[GOAL]
Transcribe the listing below from its opening line up to and including the line that contains "span_days = 360"; reproduce nothing else.

[PROVIDED MATERIAL]
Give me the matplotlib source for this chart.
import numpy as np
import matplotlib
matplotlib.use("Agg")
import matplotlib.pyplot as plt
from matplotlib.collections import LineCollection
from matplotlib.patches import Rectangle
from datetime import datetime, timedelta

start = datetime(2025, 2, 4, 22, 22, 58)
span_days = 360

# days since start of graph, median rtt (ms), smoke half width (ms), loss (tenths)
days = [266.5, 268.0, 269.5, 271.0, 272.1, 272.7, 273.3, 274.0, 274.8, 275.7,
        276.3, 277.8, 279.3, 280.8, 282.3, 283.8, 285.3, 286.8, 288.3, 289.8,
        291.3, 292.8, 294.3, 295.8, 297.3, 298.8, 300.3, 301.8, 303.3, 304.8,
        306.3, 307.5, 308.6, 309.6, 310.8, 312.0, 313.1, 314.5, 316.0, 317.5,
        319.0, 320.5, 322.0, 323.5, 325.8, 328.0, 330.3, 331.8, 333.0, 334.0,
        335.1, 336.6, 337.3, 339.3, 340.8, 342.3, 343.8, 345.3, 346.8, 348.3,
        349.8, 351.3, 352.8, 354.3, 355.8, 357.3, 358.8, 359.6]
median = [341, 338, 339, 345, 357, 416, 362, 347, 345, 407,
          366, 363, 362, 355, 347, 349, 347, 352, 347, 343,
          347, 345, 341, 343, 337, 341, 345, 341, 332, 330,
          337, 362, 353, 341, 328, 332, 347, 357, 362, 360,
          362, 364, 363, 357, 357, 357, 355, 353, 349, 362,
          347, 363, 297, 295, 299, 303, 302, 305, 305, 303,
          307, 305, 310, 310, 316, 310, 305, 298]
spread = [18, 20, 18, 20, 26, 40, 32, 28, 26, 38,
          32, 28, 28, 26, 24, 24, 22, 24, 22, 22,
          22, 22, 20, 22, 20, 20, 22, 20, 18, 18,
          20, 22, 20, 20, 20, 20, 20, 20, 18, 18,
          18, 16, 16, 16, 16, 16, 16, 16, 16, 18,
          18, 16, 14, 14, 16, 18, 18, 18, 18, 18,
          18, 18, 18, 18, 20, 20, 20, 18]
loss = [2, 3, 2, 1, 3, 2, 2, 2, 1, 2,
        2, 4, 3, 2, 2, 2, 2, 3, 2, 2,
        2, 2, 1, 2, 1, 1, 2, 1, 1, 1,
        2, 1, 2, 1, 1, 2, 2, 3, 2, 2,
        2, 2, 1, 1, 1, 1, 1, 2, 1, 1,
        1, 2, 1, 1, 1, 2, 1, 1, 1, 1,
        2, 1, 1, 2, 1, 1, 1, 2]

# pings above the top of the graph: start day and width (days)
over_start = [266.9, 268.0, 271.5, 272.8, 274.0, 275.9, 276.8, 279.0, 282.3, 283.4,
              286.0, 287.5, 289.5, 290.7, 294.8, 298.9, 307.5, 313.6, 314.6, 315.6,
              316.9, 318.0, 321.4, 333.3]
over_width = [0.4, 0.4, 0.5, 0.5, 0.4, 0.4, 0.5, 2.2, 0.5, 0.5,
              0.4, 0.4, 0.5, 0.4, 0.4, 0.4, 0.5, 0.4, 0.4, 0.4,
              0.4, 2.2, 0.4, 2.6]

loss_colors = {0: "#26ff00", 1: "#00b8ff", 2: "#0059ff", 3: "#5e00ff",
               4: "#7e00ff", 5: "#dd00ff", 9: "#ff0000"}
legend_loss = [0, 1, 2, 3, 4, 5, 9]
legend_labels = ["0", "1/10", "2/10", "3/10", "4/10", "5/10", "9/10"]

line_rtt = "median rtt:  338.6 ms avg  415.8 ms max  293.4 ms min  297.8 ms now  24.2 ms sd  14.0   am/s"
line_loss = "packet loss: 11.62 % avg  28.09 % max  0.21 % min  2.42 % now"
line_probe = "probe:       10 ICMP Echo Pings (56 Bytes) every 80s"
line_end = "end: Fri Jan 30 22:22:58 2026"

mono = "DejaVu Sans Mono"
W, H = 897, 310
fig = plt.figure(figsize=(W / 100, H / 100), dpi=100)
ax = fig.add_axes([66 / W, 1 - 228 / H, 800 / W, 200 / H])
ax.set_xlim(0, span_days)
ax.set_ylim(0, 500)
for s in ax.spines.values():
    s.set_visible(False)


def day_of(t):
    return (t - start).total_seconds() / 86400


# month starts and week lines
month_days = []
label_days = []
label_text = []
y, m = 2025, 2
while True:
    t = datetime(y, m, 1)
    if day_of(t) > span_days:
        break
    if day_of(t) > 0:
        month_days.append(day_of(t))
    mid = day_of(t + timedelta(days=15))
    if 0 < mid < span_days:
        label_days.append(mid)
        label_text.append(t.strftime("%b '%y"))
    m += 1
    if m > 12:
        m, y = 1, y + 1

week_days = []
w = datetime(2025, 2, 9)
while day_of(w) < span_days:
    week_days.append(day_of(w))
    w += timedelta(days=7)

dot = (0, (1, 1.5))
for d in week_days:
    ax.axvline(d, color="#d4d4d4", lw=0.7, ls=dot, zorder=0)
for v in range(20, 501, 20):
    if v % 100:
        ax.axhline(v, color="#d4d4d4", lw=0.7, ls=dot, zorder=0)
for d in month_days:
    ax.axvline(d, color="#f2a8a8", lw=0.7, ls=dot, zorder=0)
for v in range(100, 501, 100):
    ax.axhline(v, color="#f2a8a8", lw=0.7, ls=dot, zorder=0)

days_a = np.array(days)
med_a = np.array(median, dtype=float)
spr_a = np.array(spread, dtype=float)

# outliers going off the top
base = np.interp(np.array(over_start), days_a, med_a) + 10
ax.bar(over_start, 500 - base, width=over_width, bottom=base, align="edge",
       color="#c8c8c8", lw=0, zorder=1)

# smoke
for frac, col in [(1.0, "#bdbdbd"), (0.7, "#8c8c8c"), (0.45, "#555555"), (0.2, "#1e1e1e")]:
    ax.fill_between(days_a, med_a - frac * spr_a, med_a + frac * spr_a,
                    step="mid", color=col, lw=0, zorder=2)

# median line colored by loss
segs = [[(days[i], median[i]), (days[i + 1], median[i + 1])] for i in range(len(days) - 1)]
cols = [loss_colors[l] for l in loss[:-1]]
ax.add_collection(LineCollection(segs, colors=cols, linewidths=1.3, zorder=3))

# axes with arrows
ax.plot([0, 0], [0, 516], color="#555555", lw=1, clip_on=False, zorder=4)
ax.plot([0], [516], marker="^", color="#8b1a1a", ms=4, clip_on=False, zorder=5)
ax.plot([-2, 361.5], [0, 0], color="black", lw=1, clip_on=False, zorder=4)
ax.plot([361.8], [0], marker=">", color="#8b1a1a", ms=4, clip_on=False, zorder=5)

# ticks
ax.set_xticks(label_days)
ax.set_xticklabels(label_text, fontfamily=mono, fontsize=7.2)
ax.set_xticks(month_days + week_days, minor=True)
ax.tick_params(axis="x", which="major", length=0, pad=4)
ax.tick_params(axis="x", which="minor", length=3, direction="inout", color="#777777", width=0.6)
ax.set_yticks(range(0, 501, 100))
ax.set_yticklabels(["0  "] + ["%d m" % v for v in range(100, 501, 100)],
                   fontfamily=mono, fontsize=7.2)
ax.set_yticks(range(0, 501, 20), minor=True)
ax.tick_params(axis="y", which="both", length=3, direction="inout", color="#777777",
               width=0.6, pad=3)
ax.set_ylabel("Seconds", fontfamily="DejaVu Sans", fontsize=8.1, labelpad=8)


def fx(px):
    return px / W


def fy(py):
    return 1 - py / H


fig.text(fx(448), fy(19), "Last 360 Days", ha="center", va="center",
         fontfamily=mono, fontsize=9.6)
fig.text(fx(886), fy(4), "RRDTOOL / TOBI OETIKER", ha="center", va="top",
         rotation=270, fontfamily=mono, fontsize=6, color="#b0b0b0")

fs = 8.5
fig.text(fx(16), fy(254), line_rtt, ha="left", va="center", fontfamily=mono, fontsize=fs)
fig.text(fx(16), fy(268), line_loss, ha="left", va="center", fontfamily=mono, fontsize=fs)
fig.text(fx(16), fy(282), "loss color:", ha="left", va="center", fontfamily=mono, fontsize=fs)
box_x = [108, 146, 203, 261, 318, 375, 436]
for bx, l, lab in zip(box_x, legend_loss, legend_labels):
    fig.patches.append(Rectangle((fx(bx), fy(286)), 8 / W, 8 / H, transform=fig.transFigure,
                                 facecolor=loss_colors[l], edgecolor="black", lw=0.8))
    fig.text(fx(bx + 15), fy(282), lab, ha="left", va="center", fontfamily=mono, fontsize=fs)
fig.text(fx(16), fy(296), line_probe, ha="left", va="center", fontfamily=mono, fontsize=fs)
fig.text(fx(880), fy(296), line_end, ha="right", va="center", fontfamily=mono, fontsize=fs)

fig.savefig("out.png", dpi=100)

[ANSWER IN FULL]
Give me the matplotlib source for this chart.
import numpy as np
import matplotlib
matplotlib.use("Agg")
import matplotlib.pyplot as plt
from matplotlib.collections import LineCollection
from matplotlib.patches import Rectangle
from datetime import datetime, timedelta

start = datetime(2025, 2, 4, 22, 22, 58)
span_days = 360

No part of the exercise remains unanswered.